DATA LINES
* * *

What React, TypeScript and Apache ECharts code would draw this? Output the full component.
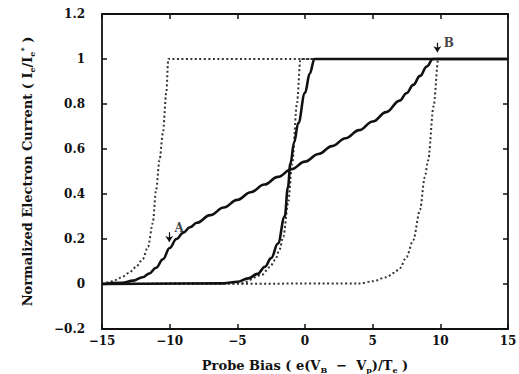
import React, { useEffect, useRef } from "react";
import * as echarts from "echarts";

// x range / ticks
const xMin = -15;
const xMax = 15;
const xStep = 5;
const yMin = -0.2;
const yMax = 1.2;
const yStep = 0.2;

// Dotted reference curves [x, y]
const dottedLeft: [number, number][] = [
  [-15, 0], [-14.5, 0.008], [-14, 0.018], [-13.5, 0.032], [-13, 0.05], [-12.5, 0.075],
  [-12, 0.11], [-11.6, 0.165], [-11.25, 0.27], [-11, 0.42], [-10.75, 0.55], [-10.5, 0.67],
  [-10.25, 0.85], [-10.1, 1], [15, 1],
];
const dottedMiddle: [number, number][] = [
  [-15, 0], [-4.7, 0.003], [-3.2, 0.04], [-2.6, 0.075], [-2.2, 0.107], [-1.9, 0.15], [-1.6, 0.21],
  [-1.25, 0.36], [-0.94, 0.536], [-0.6, 0.8], [-0.33, 1], [15, 1],
];
const dottedRight: [number, number][] = [
  [-15, 0], [4, 0.002], [5, 0.012], [6, 0.03], [6.6, 0.05], [7, 0.07], [7.5, 0.12],
  [8, 0.195], [8.5, 0.33], [8.85, 0.475], [9.1, 0.55], [9.5, 0.79], [9.85, 1], [15, 1],
];

// Solid measured curves [x, y]
const solidSteep: [number, number][] = [
  [-15, 0], [-6, 0.003], [-5, 0.01], [-4.2, 0.025], [-3.5, 0.045], [-2.96, 0.077],
  [-2.5, 0.115], [-2, 0.18], [-1.5, 0.3], [-1.26, 0.43], [-1.08, 0.535], [-0.8, 0.63],
  [-0.5, 0.715], [0, 0.85], [0.35, 0.935], [0.7, 1], [15, 1],
];
const solidGradual: [number, number][] = [
  [-15, 0], [-13.5, 0.005], [-12.7, 0.015], [-12, 0.03], [-11.5, 0.047], [-11, 0.072],
  [-10.5, 0.11], [-10, 0.16], [-9.5, 0.2], [-9, 0.228], [-8.5, 0.252], [-8, 0.272],
  [-7, 0.306], [-6, 0.34], [-5, 0.374], [-4, 0.408], [-3, 0.442], [-2, 0.476], [-1, 0.51],
  [0, 0.544], [1, 0.578], [2, 0.613], [3, 0.648], [4, 0.684], [5, 0.722], [6, 0.764],
  [7, 0.815], [7.5, 0.848], [8, 0.885], [8.5, 0.925], [9, 0.967], [9.45, 1], [15, 1],
];

// Annotations: arrow tail/tip and label position in data coordinates
const annLabels = ["A", "B"];
const annArrowX = [-10.03, 9.78];
const annArrowTail = [0.23, 1.072];
const annArrowTip = [0.187, 1.03];
const annTextX = [-9.3, 10.62];
const annTextY = [0.25, 1.072];

const FONT = "'DejaVu Serif', serif";
const INK = "#111";

const fmtNum = (v: number) => {
  const n = Number(v.toFixed(1));
  return n < 0 ? "\u2212" + Math.abs(n) : String(n);
};

export default function App() {
  const ref = useRef<HTMLDivElement>(null);

  useEffect(() => {
    if (!ref.current) return;
    const chart = echarts.init(ref.current, undefined, { renderer: "svg" });

    const axisLine = { show: true, onZero: false, lineStyle: { color: INK, width: 1.8 } };
    const axisTick = { show: true, inside: true, length: 5, lineStyle: { color: INK, width: 1.5 } };

    const nameRich = {
      n: { fontFamily: FONT, fontWeight: "bold", fontSize: 13, color: INK, lineHeight: 17 },
      s: { fontFamily: FONT, fontWeight: "bold", fontSize: 8, color: INK, verticalAlign: "bottom", lineHeight: 10 },
      u: { fontFamily: FONT, fontWeight: "bold", fontSize: 8, color: INK, verticalAlign: "top", lineHeight: 10 },
    };
    const nameStyle = { fontFamily: FONT, fontWeight: "bold", fontSize: 13, color: INK, rich: nameRich };

    const dotted = (data: [number, number][]) => ({
      type: "line",
      data,
      showSymbol: false,
      smooth: 0.3,
      smoothMonotone: "x",
      lineStyle: { color: "#333", width: 2, type: [2, 2.5] },
      z: 2,
    });
    const solid = (data: [number, number][]) => ({
      type: "line",
      data,
      showSymbol: false,
      smooth: 0.4,
      smoothMonotone: "x",
      lineStyle: { color: INK, width: 2.6 },
      z: 3,
    });

    const arrows = annLabels.map((_, i) => [
      { coord: [annArrowX[i], annArrowTail[i]] },
      { coord: [annArrowX[i], annArrowTip[i]] },
    ]);
    const labels = annLabels.map((t, i) => [annTextX[i], annTextY[i], t]);

    chart.setOption({
      animation: false,
      backgroundColor: "#fff",
      grid: { left: 102, right: 11, top: 14, bottom: 45, containLabel: false, outerBoundsMode: "none" },
      xAxis: [
        {
          type: "value",
          min: xMin,
          max: xMax,
          interval: xStep,
          position: "bottom",
          axisLine,
          axisTick,
          splitLine: { show: false },
          axisLabel: { fontFamily: FONT, fontWeight: "bold", fontSize: 12, color: INK, margin: 6, formatter: fmtNum },
          name: "{n|Probe Bias ( e(V}{s|B}{n|  \u2212  V}{s|p}{n|)/T}{s|e}{n| )}",
          nameLocation: "middle",
          nameGap: 28,
          nameTextStyle: nameStyle,
        },
        {
          type: "value",
          min: xMin,
          max: xMax,
          interval: xStep,
          position: "top",
          axisLine,
          axisTick,
          splitLine: { show: false },
          axisLabel: { show: false },
        },
      ],
      yAxis: [
        {
          type: "value",
          min: yMin,
          max: yMax,
          interval: yStep,
          position: "left",
          axisLine,
          axisTick,
          splitLine: { show: false },
          axisLabel: { fontFamily: FONT, fontWeight: "bold", fontSize: 12, color: INK, margin: 17, formatter: fmtNum },
          name: "{n|Normalized Electron Current ( I}{s|e}{n|/I}{s|e}{u|*}{n| )}",
          nameLocation: "middle",
          nameGap: 66,
          nameTextStyle: nameStyle,
        },
        {
          type: "value",
          min: yMin,
          max: yMax,
          interval: yStep,
          position: "right",
          axisLine,
          axisTick,
          splitLine: { show: false },
          axisLabel: { show: false },
        },
      ],
      series: [
        dotted(dottedLeft),
        dotted(dottedMiddle),
        dotted(dottedRight),
        solid(solidSteep),
        {
          ...solid(solidGradual),
          markLine: {
            silent: true,
            symbol: ["none", "arrow"],
            symbolSize: [6, 6],
            label: { show: false },
            lineStyle: { color: INK, width: 1.2, type: "solid" },
            data: arrows,
          },
        },
        {
          type: "scatter",
          data: labels,
          symbolSize: 0,
          silent: true,
          label: {
            show: true,
            position: "inside",
            formatter: (p: any) => p.data[2],
            fontFamily: FONT,
            fontWeight: "bold",
            fontSize: 12,
            color: INK,
          },
          z: 4,
        },
      ],
    });

    return () => chart.dispose();
  }, []);

  return (
    <div
      ref={ref}
      style={{ position: "absolute", left: 0, top: 0, width: 519, height: 374, background: "#fff" }}
    />
  );
}
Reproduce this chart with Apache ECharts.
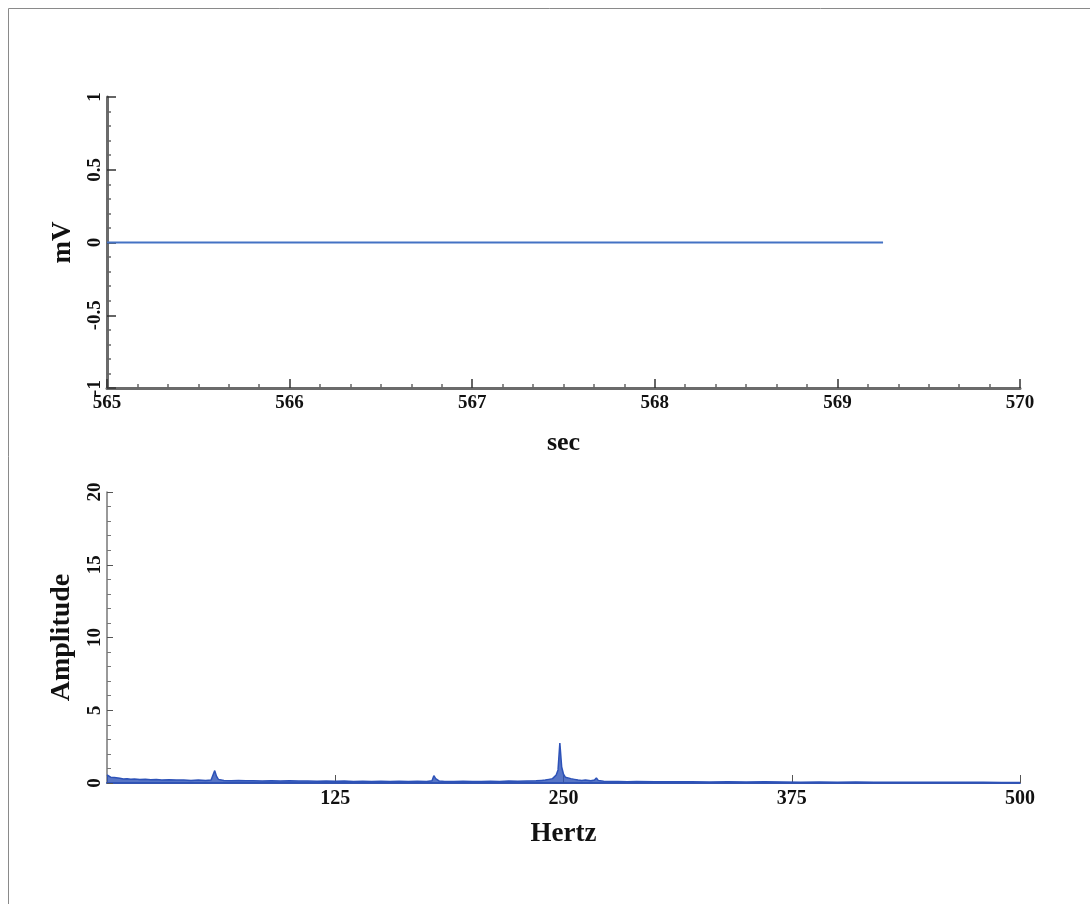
<!DOCTYPE html>
<html><head><meta charset="utf-8">
<script src="https://cdn.jsdelivr.net/npm/echarts@6/dist/echarts.min.js"></script>
<style>html,body{margin:0;padding:0;background:#fff}#c{width:1090px;height:904px}</style>
</head><body><div id="c"></div>
<script>
// Top panel: time trace (sec, mV)
const secTime = [565.00, 565.20, 565.21, 565.22, 565.45, 565.46, 565.47, 565.82, 565.83, 565.84, 566.20, 566.21, 566.22, 566.33, 566.34, 566.35, 566.45, 566.46, 566.47, 566.55, 566.56, 566.57, 567.00, 567.40, 567.41, 567.42, 567.70, 567.71, 567.72, 567.85, 567.86, 567.87, 568.20, 568.21, 568.22, 568.60, 568.61, 568.62, 568.85, 568.86, 568.87, 569.25];
const mVolt   = [0, 0, 0.008, 0, 0, 0.007, 0, 0, 0.008, 0, 0, 0.008, 0, 0, 0.008, 0, 0, 0.008, 0, 0, 0.007, 0, 0, 0, 0.007, 0, 0, 0.008, 0, 0, 0.008, 0, 0, 0.007, 0, 0, 0.007, 0, 0, 0.008, 0, 0];
const secTicks = [565, 566, 567, 568, 569, 570];
const mvTicks = [-1, -0.5, 0, 0.5, 1];

// Bottom panel: spectrum (Hertz, Amplitude)
const hertz = [0,1,2,3,4,5,7,9,11,13,15,18,21,24,27,30,34,38,42,46,50,54,57,58,59,60,61,62,64,68,72,76,80,85,90,95,100,105,110,115,120,125,130,135,140,145,150,155,160,165,170,175,178,179,180,181,182,185,190,195,200,205,210,215,220,225,230,235,238,240,242,244,245,246,247,248,249,250,251,252,254,256,258,260,262,265,267,268,269,270,272,275,280,285,290,300,310,320,330,340,350,360,370,380,390,400,410,420,430,440,450,460,470,480,490,500];
const amplitude = [0.55,0.45,0.4,0.35,0.38,0.3,0.32,0.28,0.3,0.26,0.27,0.24,0.25,0.22,0.24,0.2,0.22,0.2,0.21,0.18,0.2,0.18,0.2,0.3,0.85,0.45,0.25,0.2,0.17,0.16,0.18,0.15,0.16,0.14,0.15,0.13,0.15,0.13,0.14,0.12,0.13,0.12,0.13,0.11,0.12,0.11,0.12,0.11,0.12,0.1,0.12,0.11,0.15,0.5,0.3,0.2,0.13,0.11,0.1,0.12,0.1,0.11,0.12,0.1,0.13,0.12,0.14,0.15,0.18,0.2,0.25,0.3,0.4,0.55,0.9,2.75,1.1,0.6,0.4,0.35,0.3,0.25,0.2,0.18,0.2,0.16,0.2,0.35,0.18,0.14,0.12,0.1,0.11,0.09,0.1,0.09,0.08,0.09,0.07,0.08,0.07,0.08,0.07,0.06,0.07,0.06,0.07,0.06,0.05,0.06,0.05,0.06,0.05,0.05,0.04,0.04];
const hzTicks = [0, 125, 250, 375, 500];
const ampTicks = [0, 5, 10, 15, 20];

const serif = '"Liberation Serif", "DejaVu Serif", serif';

const chart = echarts.init(document.getElementById('c'), null, {renderer:'canvas'});
chart.setOption({
  backgroundColor:'#fff',
  animation:false,
  graphic:[{type:'rect', shape:{x:8.5, y:8.5, width:1200, height:1000}, style:{fill:'none', stroke:'#8a8a8a', lineWidth:1}}],
  grid:[
    {left:107, top:97, width:913, height:291},
    {left:107, top:492, width:913, height:291}
  ],
  xAxis:[
    {gridIndex:0, type:'value', min:secTicks[0], max:secTicks[secTicks.length-1], interval:1,
     name:'sec', nameLocation:'middle', nameGap:42,
     nameTextStyle:{fontFamily:serif, fontSize:26, fontWeight:'bold', color:'#111'},
     axisLine:{onZero:false, lineStyle:{color:'#6b6b6b', width:3}},
     axisTick:{inside:true, length:9, lineStyle:{color:'#333', width:1.5}},
     minorTick:{show:true, splitNumber:6, length:4, lineStyle:{color:'#666', width:1.5}},
     splitLine:{show:false},
     axisLabel:{fontFamily:serif, fontSize:19, fontWeight:'bold', color:'#111', margin:6}},
    {gridIndex:1, type:'value', min:hzTicks[0], max:hzTicks[hzTicks.length-1], interval:125,
     name:'Hertz', nameLocation:'middle', nameGap:38,
     nameTextStyle:{fontFamily:serif, fontSize:27, fontWeight:'bold', color:'#111'},
     axisLine:{onZero:false, lineStyle:{color:'#3555b0', width:2}},
     axisTick:{inside:true, length:8, lineStyle:{color:'#555', width:1}},
     splitLine:{show:false},
     axisLabel:{fontFamily:serif, fontSize:20, fontWeight:'bold', color:'#111', margin:6,
       formatter:v=> v===0 ? '' : String(v)}}
  ],
  yAxis:[
    {gridIndex:0, type:'value', min:mvTicks[0], max:mvTicks[mvTicks.length-1], interval:0.5,
     name:'mV', nameLocation:'middle', nameGap:30, nameRotate:90,
     nameTextStyle:{fontFamily:serif, fontSize:27, fontWeight:'bold', color:'#111'},
     axisLine:{onZero:false, lineStyle:{color:'#6b6b6b', width:3}},
     axisTick:{inside:true, length:9, lineStyle:{color:'#333', width:1.5}},
     minorTick:{show:true, splitNumber:5, length:4, lineStyle:{color:'#666', width:1.5}},
     splitLine:{show:false},
     axisLabel:{fontFamily:serif, fontSize:19, fontWeight:'bold', color:'#111', rotate:90, margin:2}},
    {gridIndex:1, type:'value', min:ampTicks[0], max:ampTicks[ampTicks.length-1], interval:5,
     name:'Amplitude', nameLocation:'middle', nameGap:31, nameRotate:90,
     nameTextStyle:{fontFamily:serif, fontSize:28, fontWeight:'bold', color:'#111'},
     axisLine:{onZero:false, lineStyle:{color:'#777', width:1.5}},
     axisTick:{inside:true, length:6, lineStyle:{color:'#555', width:1}},
     minorTick:{show:true, splitNumber:5, length:4, lineStyle:{color:'#777', width:1}},
     splitLine:{show:false},
     axisLabel:{fontFamily:serif, fontSize:19, fontWeight:'bold', color:'#111', rotate:90, margin:2}}
  ],
  series:[
    {type:'line', xAxisIndex:0, yAxisIndex:0, showSymbol:false,
     data: secTime.map((t,i)=>[t, mVolt[i]]),
     lineStyle:{color:'#4472c4', width:2}},
    {type:'line', xAxisIndex:1, yAxisIndex:1, showSymbol:false,
     data: hertz.map((h,i)=>[h, amplitude[i]]),
     lineStyle:{color:'#2d52b8', width:1.5},
     areaStyle:{color:'#2d52b8', opacity:0.8}}
  ]
});
</script></body></html>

* * *

WORK TO COMPLETE
Pictures stay out. Repeat only the lines from the beginning of the data through the line that has "const yStep = 0.2;".

EXPECTED ANSWER
What React, TypeScript and Apache ECharts code would draw this? Output the full component.
import React, { useEffect, useRef } from "react";
import * as echarts from "echarts";

// x range / ticks
const xMin = -15;
const xMax = 15;
const xStep = 5;
const yMin = -0.2;
const yMax = 1.2;
const yStep = 0.2;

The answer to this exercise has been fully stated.